Collected data:
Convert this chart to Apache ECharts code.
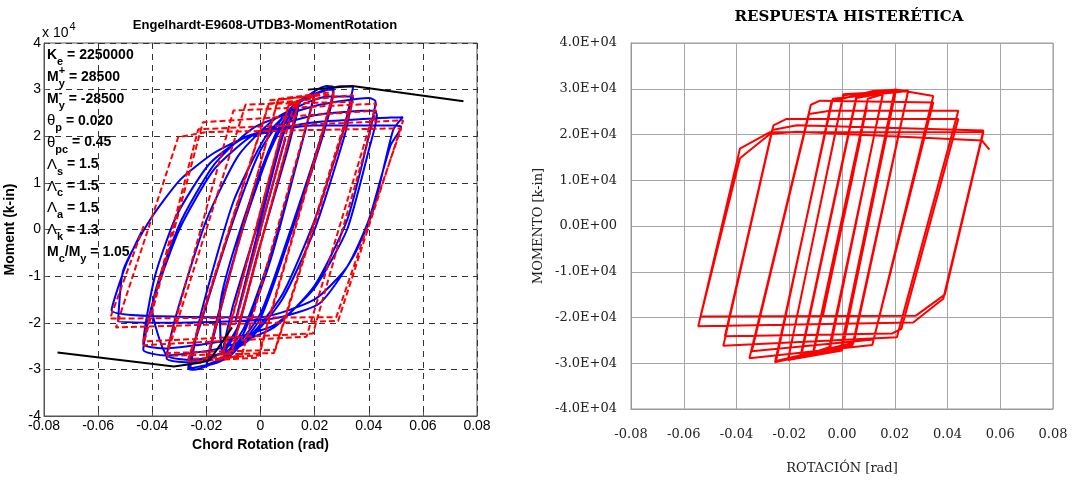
<!DOCTYPE html>
<html>
<head>
<meta charset="utf-8">
<script src="https://cdn.jsdelivr.net/npm/echarts@6/dist/echarts.min.js"></script>
<style>
  html, body { margin: 0; background: #fff; }
  #main { width: 1078px; height: 480px; }
</style>
</head>
<body>
<div id="main"></div>
<script>
// ---- data: [rotation (rad), moment (k-in)] ----

// left panel, blue solid (test)
const testLoop = [
  [0, 0], [0.0045, 9500], [-0.0045, -9500], [0.0045, 9500], [-0.0045, -9500],
  [0.0068, 14500], [-0.0068, -14500], [0.0068, 14500], [-0.0068, -14500],
  [0.0092, 19500], [-0.0092, -19500], [0.0092, 19500], [-0.0092, -19500],
  [0.0010, 4000], [0.0085, 20500], [0.0140, 26000],
  [0.0095, 16000], [-0.0010, -5000], [-0.0085, -21000], [-0.0140, -26000],
  [-0.0100, -16000], [0.0010, 5000], [0.0085, 21000], [0.0140, 26500],
  [0.0100, 17000], [-0.0010, -5000], [-0.0085, -21500], [-0.0140, -26500],
  [-0.0150, -17000], [-0.0040, 6000], [0.0060, 20000], [0.0140, 27000], [0.0200, 29000],
  [0.0160, 20000], [0.0040, -5000], [-0.0060, -21000], [-0.0140, -27500], [-0.0200, -29000],
  [-0.0160, -20000], [-0.0040, 6000], [0.0060, 21000], [0.0140, 27500], [0.0200, 29200],
  [0.0160, 20000], [0.0040, -6000], [-0.0060, -22000], [-0.0140, -28000], [-0.0200, -29200],
  [-0.0160, -19000], [-0.0050, 3000], [0.0050, 19000], [0.0150, 27500], [0.0244, 30800], [0.0270, 30500],
  [0.0230, 21000], [0.0100, -2000], [0.0000, -18000], [-0.0120, -27000], [-0.0249, -30100], [-0.0267, -29800],
  [-0.0220, -20000], [-0.0100, 2000], [0.0000, 17000], [0.0120, 26500], [0.0250, 30000], [0.0270, 29800],
  [0.0230, 20000], [0.0100, -3000], [0.0000, -19000], [-0.0120, -27500], [-0.0260, -29800],
  [-0.0220, -18000], [-0.0100, 6000], [0.0020, 20000], [0.0150, 27500], [0.0300, 30700], [0.0342, 30600],
  [0.0310, 22000], [0.0200, 2000], [0.0080, -14000], [-0.0060, -24000], [-0.0250, -28500], [-0.0347, -27600],
  [-0.0310, -18000], [-0.0200, 2000], [-0.0080, 16000], [0.0060, 24000], [0.0250, 28500], [0.0342, 28500],
  [0.0310, 20000], [0.0200, 0], [0.0080, -15000], [-0.0060, -24500], [-0.0250, -28000], [-0.0347, -27000],
  [-0.0400, -17000], [-0.0300, 1000], [-0.0170, 14000], [-0.0020, 22000], [0.0200, 26500], [0.0400, 28200], [0.0425, 27500],
  [0.0400, 20000], [0.0320, 2000], [0.0200, -12000], [0.0050, -21000], [-0.0150, -25500], [-0.0350, -27000], [-0.0433, -25800],
  [-0.0400, -16000], [-0.0300, 0], [-0.0170, 13000], [-0.0020, 20500], [0.0200, 24500], [0.0420, 25500], [0.0430, 24500],
  [0.0400, 17000], [0.0320, 0], [0.0200, -12500], [0.0050, -20500], [-0.0150, -24000], [-0.0360, -25500], [-0.0433, -24500],
  [-0.0390, -10000], [-0.0310, 3000], [-0.0190, 14000], [-0.0050, 20000], [0.0200, 23000], [0.0480, 24000], [0.0526, 24100],
  [0.0490, 21300], [0.0416, 4100], [0.0342, -5900], [0.0219, -15800], [0.0047, -19100], [-0.0298, -20000], [-0.0526, -19800],
  [-0.0507, -8700], [-0.0409, 2000], [-0.0298, 10600], [-0.0175, 16300], [-0.0052, 19800], [0.0194, 22300], [0.0490, 22300], [0.0520, 22000],
  [0.0480, 18000], [0.0400, 2000], [0.0320, -8000], [0.0200, -15000], [0.0000, -18800], [-0.0300, -18700], [-0.0550, -17300],
  [-0.0500, -8000], [-0.0440, -500]
];

// left panel, red dashed (model)
const modelLoop = [
  [0, 0], [0.0046, 10000], [-0.0046, -10000], [0.0046, 10000], [-0.0046, -10000],
  [0.0069, 15000], [-0.0069, -15000], [0.0069, 15000], [-0.0069, -15000],
  [0.0092, 20000], [-0.0092, -20000], [0.0092, 20000], [-0.0092, -20000],
  [0.0121, 26300], [0.0140, 27000], [-0.0104, -26000], [-0.0140, -26800],
  [0.0104, 26600], [0.0140, 27200], [-0.0106, -26200], [-0.0142, -27000],
  [0.0105, 27000], [0.0200, 28500], [-0.0070, -27000], [-0.0200, -28000],
  [0.0065, 27800], [0.0200, 28800], [-0.0070, -27200], [-0.0200, -28200],
  [0.0065, 28000], [0.0270, 29500], [-0.0010, -27500], [-0.0267, -28300],
  [0.0035, 27700], [0.0270, 29000], [-0.0005, -27000], [-0.0267, -27800],
  [0.0030, 27000], [0.0342, 28800], [0.0050, -26500], [-0.0347, -27100],
  [-0.0055, 26800], [0.0342, 27400], [0.0055, -25800], [-0.0347, -26500],
  [-0.0100, 25500], [0.0428, 27000], [0.0170, -23000], [-0.0433, -24800],
  [-0.0213, 23000], [0.0428, 25500], [0.0194, -22300], [-0.0433, -24000],
  [-0.0230, 21500], [0.0527, 23400], [0.0287, -19600], [-0.0534, -21000],
  [-0.0304, 19800], [-0.0200, 20900], [0.0520, 21700], [0.0280, -18800], [-0.0556, -19100],
  [-0.0430, 1000]
];

// left panel, black backbone
const backboneTop = [[0.0175, 30000], [0.0340, 30800], [0.0750, 27500]];
const backboneBottom = [[-0.0750, -26400], [-0.0320, -29400], [-0.0224, -28600], [-0.0187, -28000], [-0.0105, -21000]];

// right panel, red solid
const responseLoop = [
  [0, 0], [0.0045, 12000], [-0.0045, -12000], [0.0045, 12000], [-0.0045, -12000],
  [0.0070, 19000], [-0.0072, -19500], [0.0070, 19000], [-0.0072, -19500],
  [0.0094, 26000], [-0.0105, -27000], [0.0094, 26500], [-0.0108, -27200],
  [0.0098, 27800], [0.0155, 28800], [-0.0048, -26500], [-0.0155, -28500],
  [0.0055, 28000], [0.0155, 29000], [-0.0045, -26800], [-0.0158, -28600],
  [0.0055, 28500], [0.0200, 29800], [-0.0005, -27000], [-0.0205, -29200],
  [0.0005, 28600], [0.0205, 29800], [0.0000, -27200], [-0.0205, -29300],
  [0.0005, 28800], [0.0251, 29600], [0.0040, -26000], [-0.0254, -29800],
  [-0.0035, 27800], [0.0251, 29500], [0.0045, -25500], [-0.0250, -29500],
  [-0.0040, 27200], [0.0118, 29500], [0.0208, 29800], [0.0346, 28400], [0.0115, -26000], [-0.0351, -28900],
  [-0.0118, 26500], [-0.0083, 27400], [0.0346, 27000], [0.0120, -24800], [-0.0342, -27400],
  [-0.0125, 24500], [-0.0045, 25200], [0.0441, 25200], [0.0208, -24300], [-0.0450, -26200],
  [-0.0260, 22000], [-0.0210, 23400], [0.0441, 23400], [0.0225, -22500], [0.0190, -23500], [-0.0444, -24100],
  [-0.0265, 21000], [-0.0170, 22000], [0.0536, 20900], [0.0384, -15900], [0.0270, -21100], [-0.0545, -21900],
  [-0.0387, 16900], [-0.0273, 20500], [0.0536, 20500], [0.0390, -15000], [0.0280, -19600], [-0.0536, -19800],
  [-0.0387, 14800], [-0.0273, 20100], [-0.0172, 20600], [0.0530, 18700], [0.0559, 16700]
];

// parameter block printed on the left panel: [text, kind, stacked sub]
const paramLines = [
  [['K', 'n'], ['e', 'sub'], [' = 2250000', 'n']],
  [['M', 'n'], ['+', 'sup', 'y'], [' = 28500', 'n']],
  [['M', 'n'], ['-', 'sup', 'y'], [' = -28500', 'n']],
  [['θ', 'g'], ['p', 'sub'], [' = 0.020', 'n']],
  [['θ', 'g'], ['pc', 'sub'], [' = 0.45', 'n']],
  [['Λ', 'g'], ['s', 'sub'], [' = 1.5', 'n']],
  [['Λ', 'g'], ['c', 'sub'], [' = 1.5', 'n']],
  [['Λ', 'g'], ['a', 'sub'], [' = 1.5', 'n']],
  [['Λ', 'g'], ['k', 'sub'], [' = 1.3', 'n']],
  [['M', 'n'], ['c', 'sub'], ['/M', 'n'], ['y', 'sub'], [' = 1.05', 'n']]
];

const SANS = '"Liberation Sans", Arial, sans-serif';
const SERIF = '"DejaVu Serif", Georgia, serif';

// measure text so subscripts sit right after their letter
const ctx = document.createElement('canvas').getContext('2d');
function textWidth(t, font) { ctx.font = font; return ctx.measureText(t).width; }

const fonts = {
  n: 'bold 14px ' + SANS,
  g: '15px ' + SANS,
  sub: 'bold 11px ' + SANS,
  sup: 'bold 11px ' + SANS
};

const graphics = [];
paramLines.forEach((line, i) => {
  const y = 55 + i * 21.9;
  let x = 47;
  line.forEach(seg => {
    const kind = seg[1];
    const dy = kind === 'sub' ? 7 : (kind === 'sup' ? -6 : 0);
    graphics.push({
      type: 'text', x: x, y: y + dy, z: 100,
      style: { text: seg[0], font: fonts[kind], fill: '#000', textVerticalAlign: 'middle', verticalAlign: 'middle' }
    });
    let adv = textWidth(seg[0], fonts[kind]);
    if (seg[2]) {
      graphics.push({
        type: 'text', x: x, y: y + 7, z: 100,
        style: { text: seg[2], font: fonts.sub, fill: '#000', textVerticalAlign: 'middle', verticalAlign: 'middle' }
      });
      adv = Math.max(adv, textWidth(seg[2], fonts.sub));
    }
    x += adv;
  });
});

// "x 10^4" exponent note
graphics.push({
  type: 'text', x: 42, y: 33,
  style: { text: 'x 10', font: '14px ' + SANS, fill: '#000', textVerticalAlign: 'middle', verticalAlign: 'middle' }
});
graphics.push({
  type: 'text', x: 42 + textWidth('x 10', '14px ' + SANS) + 1, y: 27,
  style: { text: '4', font: '11px ' + SANS, fill: '#000', textVerticalAlign: 'middle', verticalAlign: 'middle' }
});

const chart = echarts.init(document.getElementById('main'));

const option = {
  animation: false,
  backgroundColor: '#fff',
  title: [
    {
      text: 'Engelhardt-E9608-UTDB3-MomentRotation',
      left: 260, top: 14, textAlign: 'center',
      textStyle: { fontFamily: SANS, fontSize: 13, fontWeight: 'bold', color: '#000' }
    },
    {
      text: 'RESPUESTA HISTERÉTICA',
      left: 844, top: 5, textAlign: 'center',
      textStyle: { fontFamily: SERIF, fontSize: 15, fontWeight: 'bold', color: '#000' }
    }
  ],
  grid: [
    { left: 44, top: 43, width: 433, height: 373, show: true, borderColor: '#555', borderWidth: 1, backgroundColor: '#fff' },
    { left: 631, top: 43, width: 422, height: 372, show: true, borderColor: '#999', borderWidth: 1, backgroundColor: '#fff' }
  ],
  xAxis: [
    {
      gridIndex: 0, type: 'value', min: -0.08, max: 0.08, interval: 0.02,
      name: 'Chord Rotation (rad)', nameLocation: 'middle', nameGap: 22,
      nameTextStyle: { fontFamily: SANS, fontSize: 14, fontWeight: 'bold', color: '#000' },
      axisLine: { show: true, onZero: false, lineStyle: { color: '#555' } },
      axisTick: { show: true, inside: true, length: 4, lineStyle: { color: '#555' } },
      axisLabel: {
        margin: 3, fontFamily: SANS, fontSize: 14, color: '#000',
        formatter: v => (Math.abs(v) < 1e-9 ? '0' : String(+v.toFixed(2)))
      },
      splitLine: { show: true, lineStyle: { color: '#333', type: [6, 5], width: 1 } }
    },
    {
      gridIndex: 1, type: 'value', min: -0.08, max: 0.08, interval: 0.02,
      name: 'ROTACIÓN [rad]', nameLocation: 'middle', nameGap: 53,
      nameTextStyle: { fontFamily: SERIF, fontSize: 13, color: '#222' },
      axisLine: { show: true, onZero: false, lineStyle: { color: '#999' } },
      axisTick: { show: false },
      axisLabel: {
        margin: 19, fontFamily: SERIF, fontSize: 13, color: '#222',
        formatter: v => (Math.abs(v) < 1e-9 ? 0 : v).toFixed(2)
      },
      splitLine: { show: true, lineStyle: { color: '#a6a6a6', width: 1 } }
    }
  ],
  yAxis: [
    {
      gridIndex: 0, type: 'value', min: -40000, max: 40000, interval: 10000,
      name: 'Moment (k-in)', nameLocation: 'middle', nameGap: 27, nameRotate: 90,
      nameTextStyle: { fontFamily: SANS, fontSize: 14, fontWeight: 'bold', color: '#000' },
      axisLine: { show: true, onZero: false, lineStyle: { color: '#555' } },
      axisTick: { show: true, inside: true, length: 4, lineStyle: { color: '#555' } },
      axisLabel: {
        margin: 3, fontFamily: SANS, fontSize: 14, color: '#000',
        formatter: v => String(Math.round(v / 10000))
      },
      splitLine: { show: true, lineStyle: { color: '#333', type: [6, 5], width: 1 } }
    },
    {
      gridIndex: 1, type: 'value', min: -40000, max: 40000, interval: 10000,
      name: 'MOMENTO [k-in]', nameLocation: 'middle', nameGap: 86, nameRotate: 90,
      nameTextStyle: { fontFamily: SERIF, fontSize: 13, color: '#222' },
      axisLine: { show: true, onZero: false, lineStyle: { color: '#999' } },
      axisTick: { show: false },
      axisLabel: {
        margin: 14, fontFamily: SERIF, fontSize: 13, color: '#222',
        formatter: v => (v === 0 ? '0.0E+00' : (v / 10000).toFixed(1) + 'E+04')
      },
      splitLine: { show: true, lineStyle: { color: '#a6a6a6', width: 1 } }
    }
  ],
  series: [
    {
      name: 'test', type: 'line', xAxisIndex: 0, yAxisIndex: 0, data: testLoop,
      symbol: 'none', smooth: 0.2, lineStyle: { color: '#0000ff', width: 2 }, z: 2
    },
    {
      name: 'model', type: 'line', xAxisIndex: 0, yAxisIndex: 0, data: modelLoop,
      symbol: 'none', lineStyle: { color: '#ff0000', width: 2, type: [6, 3] }, z: 3
    },
    {
      name: 'backbone+', type: 'line', xAxisIndex: 0, yAxisIndex: 0, data: backboneTop,
      symbol: 'none', lineStyle: { color: '#000', width: 2 }, z: 4
    },
    {
      name: 'backbone-', type: 'line', xAxisIndex: 0, yAxisIndex: 0, data: backboneBottom,
      symbol: 'none', lineStyle: { color: '#000', width: 2 }, z: 4
    },
    {
      name: 'respuesta', type: 'line', xAxisIndex: 1, yAxisIndex: 1, data: responseLoop,
      symbol: 'none', lineStyle: { color: '#ff0000', width: 2 }, z: 3
    }
  ],
  graphic: graphics
};

chart.setOption(option);
</script>
</body>
</html>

Problem details: Write out nothing but the lines from the start of the data through the line with "// ---- data: [rotation (rad), moment (k-in)] ----". Leave out the pictures.

Output of the exercise:
Convert this chart to Apache ECharts code.
<!DOCTYPE html>
<html>
<head>
<meta charset="utf-8">
<script src="https://cdn.jsdelivr.net/npm/echarts@6/dist/echarts.min.js"></script>
<style>
  html, body { margin: 0; background: #fff; }
  #main { width: 1078px; height: 480px; }
</style>
</head>
<body>
<div id="main"></div>
<script>
// ---- data: [rotation (rad), moment (k-in)] ----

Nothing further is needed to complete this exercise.